→ TASK TO CARRY OUT:
Exactly reproduce the lines that run from the one containing "Write a LaTeX" through the one containing "Rebuild this chart", ends included, with no pictures.

→ THE RECORDS:
- - - - -

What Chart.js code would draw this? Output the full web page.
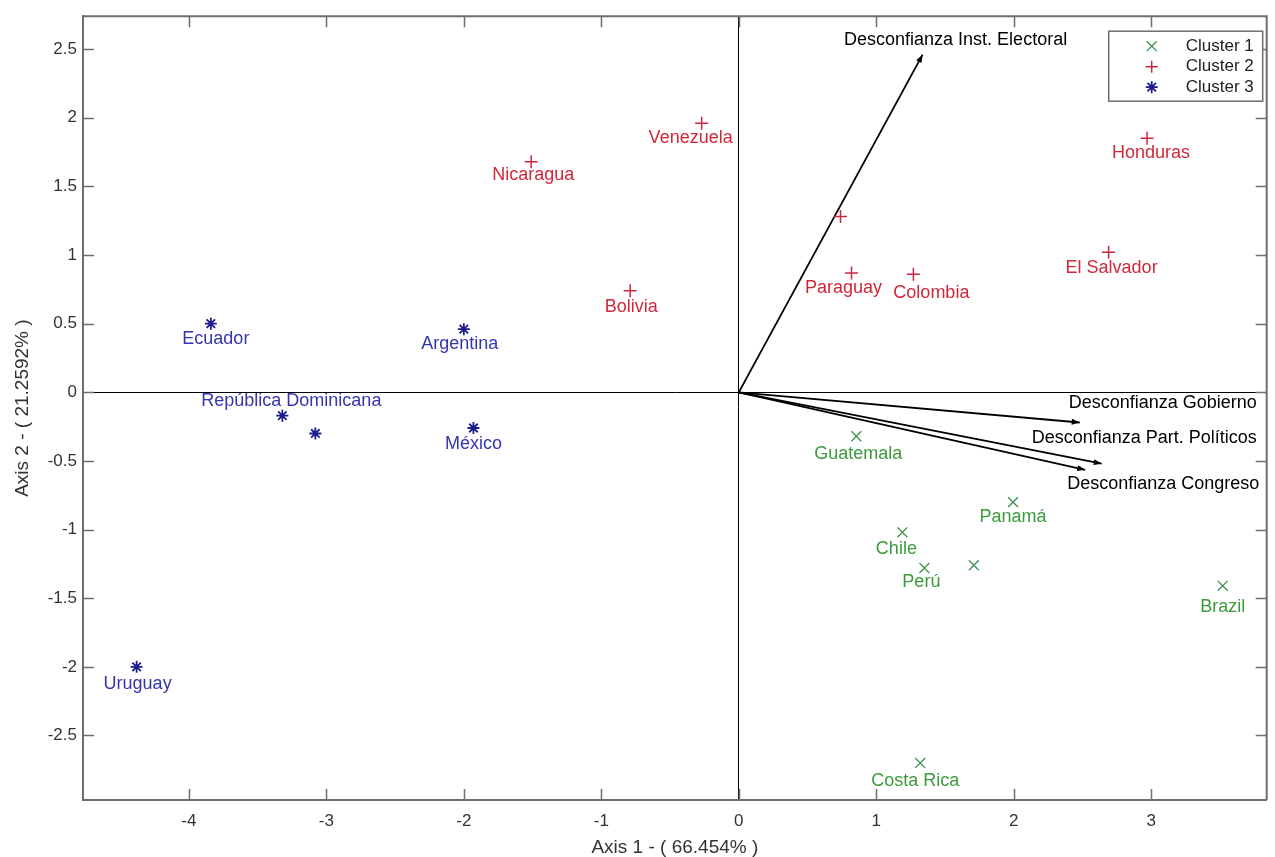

- - - - -

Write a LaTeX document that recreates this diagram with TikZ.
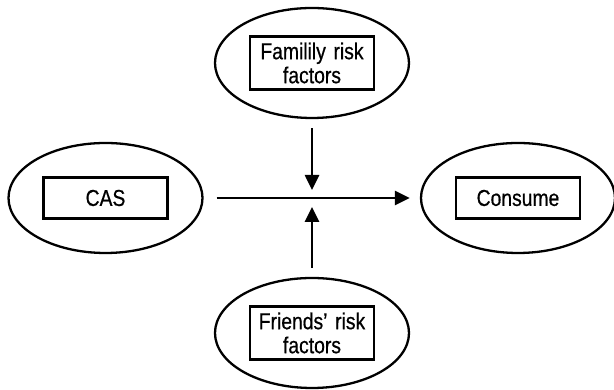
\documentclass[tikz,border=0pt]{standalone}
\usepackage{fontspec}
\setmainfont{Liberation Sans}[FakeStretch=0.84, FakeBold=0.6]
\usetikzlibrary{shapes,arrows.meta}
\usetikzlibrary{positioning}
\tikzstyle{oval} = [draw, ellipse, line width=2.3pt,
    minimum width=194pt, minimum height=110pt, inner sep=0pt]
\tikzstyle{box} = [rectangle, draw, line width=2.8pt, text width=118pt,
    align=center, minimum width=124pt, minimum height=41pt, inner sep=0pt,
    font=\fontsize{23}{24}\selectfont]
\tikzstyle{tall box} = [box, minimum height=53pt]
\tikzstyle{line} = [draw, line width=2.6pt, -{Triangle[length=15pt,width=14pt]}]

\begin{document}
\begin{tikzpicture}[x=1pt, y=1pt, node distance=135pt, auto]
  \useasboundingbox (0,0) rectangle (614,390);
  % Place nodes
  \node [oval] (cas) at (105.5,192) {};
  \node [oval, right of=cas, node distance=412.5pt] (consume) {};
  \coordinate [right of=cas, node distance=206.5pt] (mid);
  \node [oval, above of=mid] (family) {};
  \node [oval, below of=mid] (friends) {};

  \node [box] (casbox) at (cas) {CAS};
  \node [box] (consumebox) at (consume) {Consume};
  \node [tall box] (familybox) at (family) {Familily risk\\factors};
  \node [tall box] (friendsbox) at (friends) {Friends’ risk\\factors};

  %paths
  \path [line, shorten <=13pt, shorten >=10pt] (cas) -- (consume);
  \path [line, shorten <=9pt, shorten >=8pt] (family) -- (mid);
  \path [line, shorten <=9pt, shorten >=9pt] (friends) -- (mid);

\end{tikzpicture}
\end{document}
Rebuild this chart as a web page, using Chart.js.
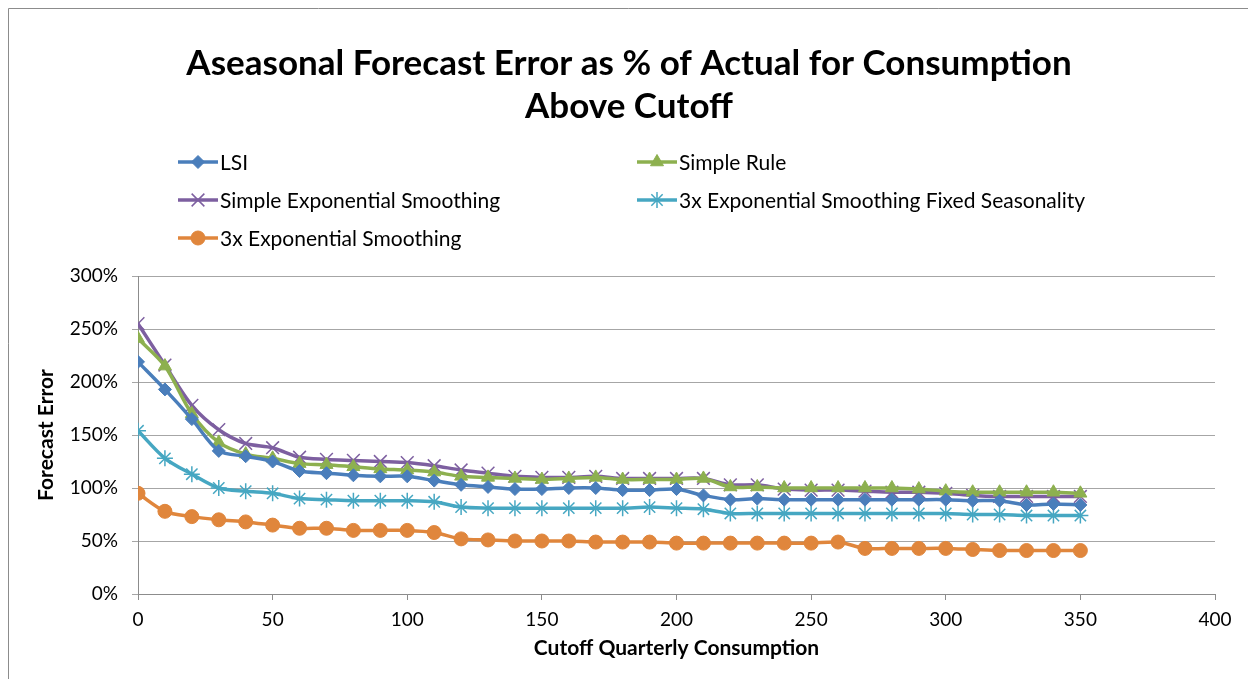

- - - - -

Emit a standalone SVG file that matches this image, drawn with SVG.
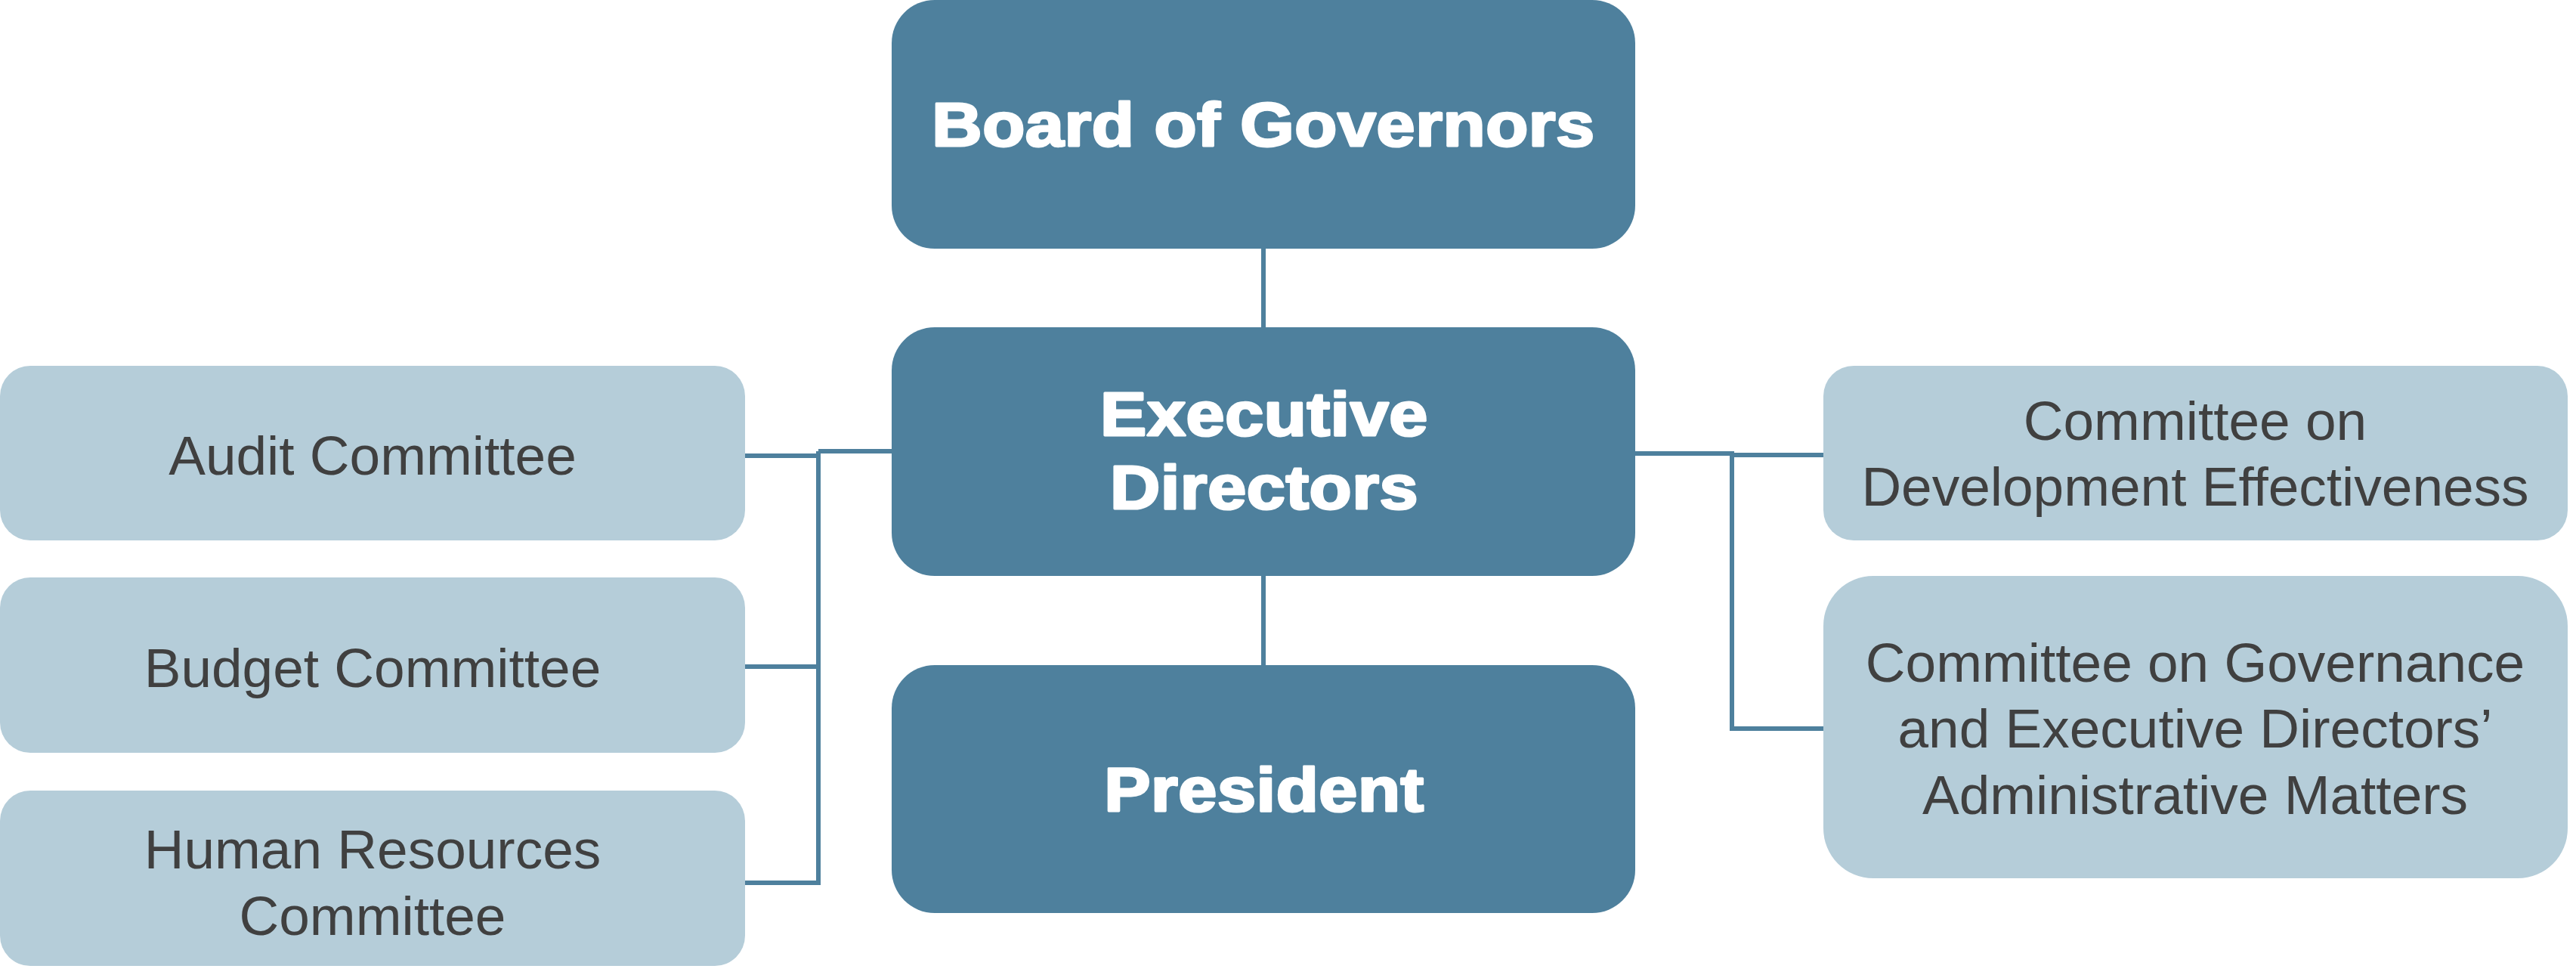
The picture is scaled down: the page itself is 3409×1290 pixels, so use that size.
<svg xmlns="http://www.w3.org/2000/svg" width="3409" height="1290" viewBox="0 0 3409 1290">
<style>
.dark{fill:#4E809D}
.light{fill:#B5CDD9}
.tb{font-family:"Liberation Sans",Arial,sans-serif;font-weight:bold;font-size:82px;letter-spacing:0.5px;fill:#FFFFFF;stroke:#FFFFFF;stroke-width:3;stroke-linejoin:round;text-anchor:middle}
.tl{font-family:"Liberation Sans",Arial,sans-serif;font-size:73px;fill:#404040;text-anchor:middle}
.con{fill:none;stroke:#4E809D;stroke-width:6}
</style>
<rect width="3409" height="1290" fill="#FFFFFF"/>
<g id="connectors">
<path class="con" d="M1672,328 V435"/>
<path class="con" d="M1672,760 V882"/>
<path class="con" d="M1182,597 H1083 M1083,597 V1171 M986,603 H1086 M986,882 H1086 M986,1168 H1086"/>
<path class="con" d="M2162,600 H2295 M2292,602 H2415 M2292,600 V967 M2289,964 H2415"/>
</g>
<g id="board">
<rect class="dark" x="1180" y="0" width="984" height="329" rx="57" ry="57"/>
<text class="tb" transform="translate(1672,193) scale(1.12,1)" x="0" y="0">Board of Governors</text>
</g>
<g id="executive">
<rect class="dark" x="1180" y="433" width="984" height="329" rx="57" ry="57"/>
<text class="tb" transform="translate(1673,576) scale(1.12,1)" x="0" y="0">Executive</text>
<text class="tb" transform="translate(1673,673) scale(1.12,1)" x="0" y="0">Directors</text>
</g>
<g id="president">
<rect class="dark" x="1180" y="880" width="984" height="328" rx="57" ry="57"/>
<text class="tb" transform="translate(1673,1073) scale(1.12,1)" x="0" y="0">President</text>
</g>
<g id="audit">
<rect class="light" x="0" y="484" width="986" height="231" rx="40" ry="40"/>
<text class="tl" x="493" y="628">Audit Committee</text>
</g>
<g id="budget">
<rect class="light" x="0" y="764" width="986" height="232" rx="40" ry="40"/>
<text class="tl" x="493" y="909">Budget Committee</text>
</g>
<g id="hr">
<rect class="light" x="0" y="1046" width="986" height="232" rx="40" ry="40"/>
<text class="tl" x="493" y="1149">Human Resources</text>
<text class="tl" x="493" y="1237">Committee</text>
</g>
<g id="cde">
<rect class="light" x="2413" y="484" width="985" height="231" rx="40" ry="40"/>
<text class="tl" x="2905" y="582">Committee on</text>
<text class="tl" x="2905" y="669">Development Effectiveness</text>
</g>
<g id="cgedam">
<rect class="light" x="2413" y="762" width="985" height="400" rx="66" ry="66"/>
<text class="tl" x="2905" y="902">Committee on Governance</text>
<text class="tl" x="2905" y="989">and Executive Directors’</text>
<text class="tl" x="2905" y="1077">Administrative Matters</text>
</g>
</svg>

- - - - -

→ RESPONSE TO THIS EXERCISE:
Write a LaTeX document that recreates this diagram with TikZ.
\documentclass[tikz,border=0pt]{standalone}
\usepackage{fontspec}
\setmainfont{Liberation Sans}[FakeStretch=0.84, FakeBold=0.6]
\usetikzlibrary{shapes,arrows.meta}
\usetikzlibrary{positioning}
\tikzstyle{oval} = [draw, ellipse, line width=2.3pt,
    minimum width=194pt, minimum height=110pt, inner sep=0pt]
\tikzstyle{box} = [rectangle, draw, line width=2.8pt, text width=118pt,
    align=center, minimum width=124pt, minimum height=41pt, inner sep=0pt,
    font=\fontsize{23}{24}\selectfont]
\tikzstyle{tall box} = [box, minimum height=53pt]
\tikzstyle{line} = [draw, line width=2.6pt, -{Triangle[length=15pt,width=14pt]}]

\begin{document}
\begin{tikzpicture}[x=1pt, y=1pt, node distance=135pt, auto]
  \useasboundingbox (0,0) rectangle (614,390);
  % Place nodes
  \node [oval] (cas) at (105.5,192) {};
  \node [oval, right of=cas, node distance=412.5pt] (consume) {};
  \coordinate [right of=cas, node distance=206.5pt] (mid);
  \node [oval, above of=mid] (family) {};
  \node [oval, below of=mid] (friends) {};

  \node [box] (casbox) at (cas) {CAS};
  \node [box] (consumebox) at (consume) {Consume};
  \node [tall box] (familybox) at (family) {Familily risk\\factors};
  \node [tall box] (friendsbox) at (friends) {Friends’ risk\\factors};

  %paths
  \path [line, shorten <=13pt, shorten >=10pt] (cas) -- (consume);
  \path [line, shorten <=9pt, shorten >=8pt] (family) -- (mid);
  \path [line, shorten <=9pt, shorten >=9pt] (friends) -- (mid);

\end{tikzpicture}
\end{document}
Rebuild this chart as a web page, using Chart.js.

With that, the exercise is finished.